The UK government today confirmed it will not accelerate a planned rise in the state pension age to 68.
Work and Pensions secretary Mel Stride will address MPs in the House of Commons on the decision today (30 March).
The state pension age is currently 66 and due to rise to 67 by 2028 and 68 by 2046.
Ministers were rumoured to be considering an accelerated rise to 68 that could have forced people in their late 40s and early 50s to wait up to an extra year for their state pension
Tom Selby, head of retirement policy at AJ Bell, said: "Given we have literally seen rioting on the streets in France in response to a proposed rise in the state pension age, it comes as no surprise that the UK government has backed away from the idea of accelerating a planned rise in the UK state pension age to 68.
"With less than two years to go until the general election, hiking the state pension age faster would likely have been political suicide for the Conservatives, who are already trailing Labour in the polls.
"The decision will come as a huge relief to people in their late 40s and early 50s who could potentially have been forced to wait an extra 12 months to receive their state pension as a result.
"Increasing the state pension age faster now would also arguably have been unfair, as average life expectancy has actually fallen recently, while forecasts of future life expectancy improvements have also been significantly scaled back. Given improving life expectancy is one of the primary justifications for raising the state pension age, accelerating the planned rise to age 68 when life expectancy has dipped would be an extremely tough sell, to put it mildly.
"However, this might not be the end of the story, with the government expected to say it will push any decision beyond the election. If life expectancy growth returns by then, the next administration will likely be left grappling with this thorny issue once again."
Jon Greer, head of retirement policy at Quilter said: "The Tories understandably look determined to try and claw back some public favour amongst its core voters by delaying its widely anticipated state pension age increase. Any increase would have proven incredibly unpopular and we may see more of these crowd pleasing policies as we head towards the general election.
"The plan to delay has been reportedly due to average lower life expectancy. However, it is forecast that the number of people over State Pension age will grow significantly over the next 20 years whilst the proportion of the working age population to support them will start to fall.
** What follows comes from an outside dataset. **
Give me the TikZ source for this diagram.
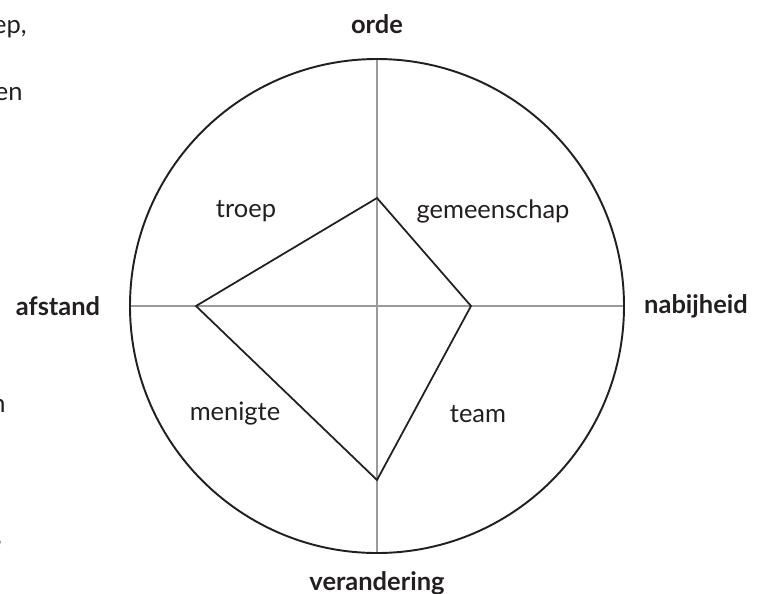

"The delay to increasing the age therefore does put the state pension's long term sustainability into the spotlight and this could be the government simply kicking an inevitability down the road for the next party to take government to deal with. Overall the Government aspire to aim for ‘up to 32%' in the long run as the right proportion of adult life to spend in receipt of the State Pension. As a compromise if they choose not to raise the age then it does not leave the Government with many levers it can pull."
He continued: "The IFS suggest that a one-year increase in the state pension age in the late 2030s would likely save around £8-9 billion a year in today's terms. However, delaying the planned rise in the state pension age to 68 by seven years would cost at least £50 billion.
"It may leave the Government with the choice of reviewing the triple lock and replacing it with a less generous uprating mechanism and/or accepting that funding for state pensions is going to increase through higher taxes (or national insurance). But it's a question of what the general public would dislike least because we face difficult decisions."
"For those worried that this delay is a short-term solution it should be known that the framework for reviewing the State Pension age sets out that there should be a minimum of 10 years' notice for individuals affected by changes so that they can adequately plan."
Greer further said: "There should therefore be no immediate concern for anyone. However, upping contributions to a pension can help make sure that if you do end up having to wait longer to access you state pension then you have enough private pension wealth to bridge the gap.
"Alternatively, you may want to save into different savings vehicles like ISAs so that you can draw on that before you reach an age when you can get access to the state pension. The most important piece of advice is to take ownership and make a plan; don't leave it too late."